Zlatan Ibrahimovic ibarat wine berkualitas, makin tua makin nikmat, makin tua makin menggila. Bagi Zlatan, di atas lapangan, usia hanyalah angka. Selebihnya tergantung performa, kerja keras, dan konsistensi. Dan tentu saja: keberuntungan (sesuatu yang jarang menyentuh Zlatan, teristimewa trofi Liga Champions).
Zlatan adalah tipikal 'singa', petualang sejati. Dan petualang sejati butuh keberanian tingkat tinggi. Ia berani tinggalkan klub untuk membela klub rival (dari Juventus ke Inter Milan, dari Inter Milan ke AC Milan).
Di Barcelona, ia tidak segan menyindir pelatih sekelas Pep Guardiola. Di Paris, sepotong kalimat ringkasnya I came like a king, left like a legend tampaknya sudah merangkum segala kemasyuran sang 'emas Balkan'. Di Amerika, ia 'menghadiahi' dirinya sendiri untuk LA Galaxy.
Di atas lapangan, Zlatan bisa memukul siapa saja. Ia tidak takut dihadiahi kartu kuning demi sebuah tamparan akibat kakinya diinjak. Ia tidak takut diusir wasit bila sikutan balas dendamnya mendarat telak di pipi lawan setelah ia dilanggar.
Fisiknya kuat dan kokoh. Latihan taekwondo pula. Siapa yang berani mengganggu kenyamanan Zlatan? (Tangan kiri rumah sakit, tangan kanan kuburan!)
Di depan media, Zlatan begitu arogan, angkuh, bermulut besar. Berbicara seenak lidahnya, dari Zlatan seperti Benjamin Button di dunia nyata hingga piala dunia tidak akan seru tanpa Zlatan, dari Zlatan adalah Ferrari tapi Guardiola mengendarainya seperti Fiat hingga keinginan untuk membeli sebuah hotel di Paris apabila ia dan keluarganya tidak mendapatkan apartemen.
Dan jangan lupa pula dengan if you want to me to be the bad guy-nya yang sempat viral di media sosial, tampak seperti quotes berkelas, mengajak penggemarnya (dan pembencinya) untuk menjadi diri sendiri.
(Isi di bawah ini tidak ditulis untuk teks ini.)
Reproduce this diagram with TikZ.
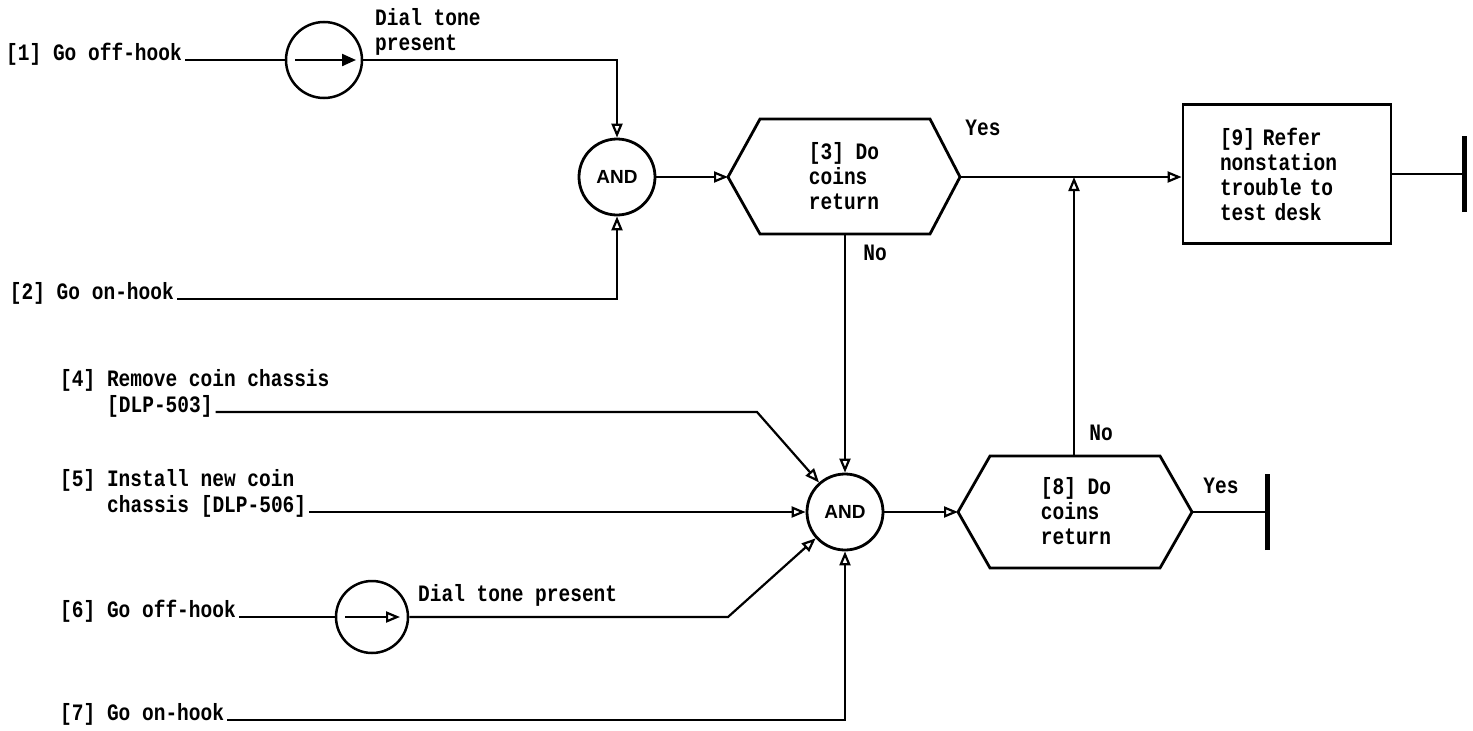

Namun, tidak seperti lord lainnya (terutama lord Bendtner dan lord Vidal) Zlatan selalu mengimbanginya semua bacotannya dengan penampilan bagus di lapangan.
Semua atribut-atribut yang dimiliki Zlatan ini membuatnya begitu dikagumi, bahkan dihormati dan disegani, serentak dibenci dan dan kerap dicaci.
Sepintas, sangat sulit untuk melihat Zlatan menangis. Namun, 'kekokohan' Zlatan itu bisa saja runtuh seketika kala pria jangkung asal Swedia itu mulai bersentuhan dengan cinta, teristimewa tentang orang-orang terdekatnya: keluarga.